Настоящее и будущее русской литературы | страница 11
Русской литературе открывается новая жизнь; русской жизни дается новое слово, творческое, действующее слово. Старая жизнь перестает быть жизнью; русская литература – не вовсе литература. К этому мы пришли только теперь. Но не то было в недавнем прошлом. В недавнем прошлом, после Достоевского, литература иссякает – прежняя, тенденциозная, живая: кряж ее обрывается (Короленко, Горький): она обращается к перепеву; правда, она выдвигает новые общественные элементы, новые мотивы: но она не несет новой живой проповеди; и тенденция в русской литературе все более и более вырождается или иссякает вовсе; это потому, что самые важные, самые нужные слова о деле сказаны, а дела – нет.

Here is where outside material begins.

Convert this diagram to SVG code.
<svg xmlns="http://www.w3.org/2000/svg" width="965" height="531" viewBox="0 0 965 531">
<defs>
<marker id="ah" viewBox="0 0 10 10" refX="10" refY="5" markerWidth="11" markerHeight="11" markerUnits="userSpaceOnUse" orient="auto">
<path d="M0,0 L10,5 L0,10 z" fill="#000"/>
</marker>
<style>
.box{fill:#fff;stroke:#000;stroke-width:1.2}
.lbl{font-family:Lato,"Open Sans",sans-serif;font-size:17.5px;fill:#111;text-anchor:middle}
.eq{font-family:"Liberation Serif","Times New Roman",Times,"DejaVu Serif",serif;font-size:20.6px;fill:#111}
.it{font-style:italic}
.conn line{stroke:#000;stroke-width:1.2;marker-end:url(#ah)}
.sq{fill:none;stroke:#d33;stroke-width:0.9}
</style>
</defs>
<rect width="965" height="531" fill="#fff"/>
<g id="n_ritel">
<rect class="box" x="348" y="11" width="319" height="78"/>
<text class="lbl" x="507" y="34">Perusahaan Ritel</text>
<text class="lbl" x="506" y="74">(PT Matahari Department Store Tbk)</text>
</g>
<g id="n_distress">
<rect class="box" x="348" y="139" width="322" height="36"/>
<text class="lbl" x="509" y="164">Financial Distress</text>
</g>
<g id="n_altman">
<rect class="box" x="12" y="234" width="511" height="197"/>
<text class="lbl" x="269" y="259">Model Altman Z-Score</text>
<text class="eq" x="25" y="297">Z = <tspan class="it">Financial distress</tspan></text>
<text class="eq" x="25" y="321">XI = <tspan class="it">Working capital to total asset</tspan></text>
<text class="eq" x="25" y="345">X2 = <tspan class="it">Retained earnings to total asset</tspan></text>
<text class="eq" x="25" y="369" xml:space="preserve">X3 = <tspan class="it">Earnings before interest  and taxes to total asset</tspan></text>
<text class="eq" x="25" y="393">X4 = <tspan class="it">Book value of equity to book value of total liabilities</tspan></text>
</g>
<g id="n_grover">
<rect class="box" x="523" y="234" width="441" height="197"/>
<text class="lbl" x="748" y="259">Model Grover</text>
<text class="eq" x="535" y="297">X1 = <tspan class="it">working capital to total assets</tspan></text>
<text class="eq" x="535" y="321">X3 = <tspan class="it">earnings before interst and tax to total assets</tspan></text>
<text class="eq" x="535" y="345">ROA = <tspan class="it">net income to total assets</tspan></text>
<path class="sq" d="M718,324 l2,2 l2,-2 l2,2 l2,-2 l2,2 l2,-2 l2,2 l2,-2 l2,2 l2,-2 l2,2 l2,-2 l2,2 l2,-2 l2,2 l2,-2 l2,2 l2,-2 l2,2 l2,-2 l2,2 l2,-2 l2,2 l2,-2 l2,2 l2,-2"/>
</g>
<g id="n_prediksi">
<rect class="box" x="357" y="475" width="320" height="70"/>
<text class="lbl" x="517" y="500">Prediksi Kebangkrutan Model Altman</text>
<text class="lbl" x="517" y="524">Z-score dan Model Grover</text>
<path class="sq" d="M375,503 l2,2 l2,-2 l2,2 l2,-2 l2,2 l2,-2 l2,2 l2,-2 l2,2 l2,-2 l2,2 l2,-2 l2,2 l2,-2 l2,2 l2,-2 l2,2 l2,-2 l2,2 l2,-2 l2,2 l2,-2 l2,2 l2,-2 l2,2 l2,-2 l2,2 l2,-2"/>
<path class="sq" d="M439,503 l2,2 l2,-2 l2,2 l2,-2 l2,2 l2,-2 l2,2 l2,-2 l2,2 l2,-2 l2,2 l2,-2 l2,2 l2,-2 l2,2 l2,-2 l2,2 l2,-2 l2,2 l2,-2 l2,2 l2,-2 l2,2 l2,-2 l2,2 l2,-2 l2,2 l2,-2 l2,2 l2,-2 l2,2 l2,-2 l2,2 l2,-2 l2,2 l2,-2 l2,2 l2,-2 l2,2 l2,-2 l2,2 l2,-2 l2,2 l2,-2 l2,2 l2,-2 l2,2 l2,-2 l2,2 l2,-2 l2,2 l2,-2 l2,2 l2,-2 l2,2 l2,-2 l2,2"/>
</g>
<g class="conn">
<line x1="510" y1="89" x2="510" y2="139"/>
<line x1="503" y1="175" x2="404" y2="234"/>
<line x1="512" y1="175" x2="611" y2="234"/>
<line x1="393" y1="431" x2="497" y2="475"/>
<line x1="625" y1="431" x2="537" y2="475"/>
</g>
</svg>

И там, где иссякает тенденция, проповедь, – расцветает пышно стилистика, развивается форма: что заменяется как. «Как умело выражается Чехов, как говорят, двигаются его герои», – восхищаемся мы: но что ведет их, что несут они нам – мы не знаем: в слове выражается их как, в немоте их что и для чего: еще шаг – и слова потеряют смысл, еще шаг – и слова превратятся в музыку, а литература – в новый смычок в симфоническом оркестре.
Еще шаг – и соборность нашей литературы сменится крайним индивидуализмом. Так и случилось.
«De la musique avant toute chose» – раздается в России лозунг Верлена[14].
Никогда на Западе тенденциозная проповедь не была так иррациональна, как в России; литературный рационализм заел беллетристику Запада; и потому-то в западной литературе поднялся бунт против литературного рационализма. Литература Запада старее литературы русской; реальные заслуги ее – в ряде технических завоеваний; техника в ней реальнее проповеди. Проповедь засыпала личность на Западе мертвыми словами. И восстала личность на мертвое слово: личность тогда в слове увидела музыку, в бессловесном увидела она жизнь. Техника соединилась с музыкой; слова обернулись в символы: песни без слов. Литературная техника стала клавиатурой песни: индивидуализм подал руку академизму в борьбе с холодной жизненностью: живое предстало в мертвом саване.
И пока происходило на Западе такое оборотничество, мы не имели времени вглядеться в личину оборотня: в оборотней мы не верили; и мы не верили в жизненность символизма; да и кроме того: слишком были мы заняты нашей родною болью, нашим огненным словом литературы: в преемниках Толстого, Достоевского и Некрасова чтили мы великих учителей, не замечая налета мертвенности в позднейшей литературной проповеди; в потухающих углях мы видели пламя, в теплой золе – летучий дым.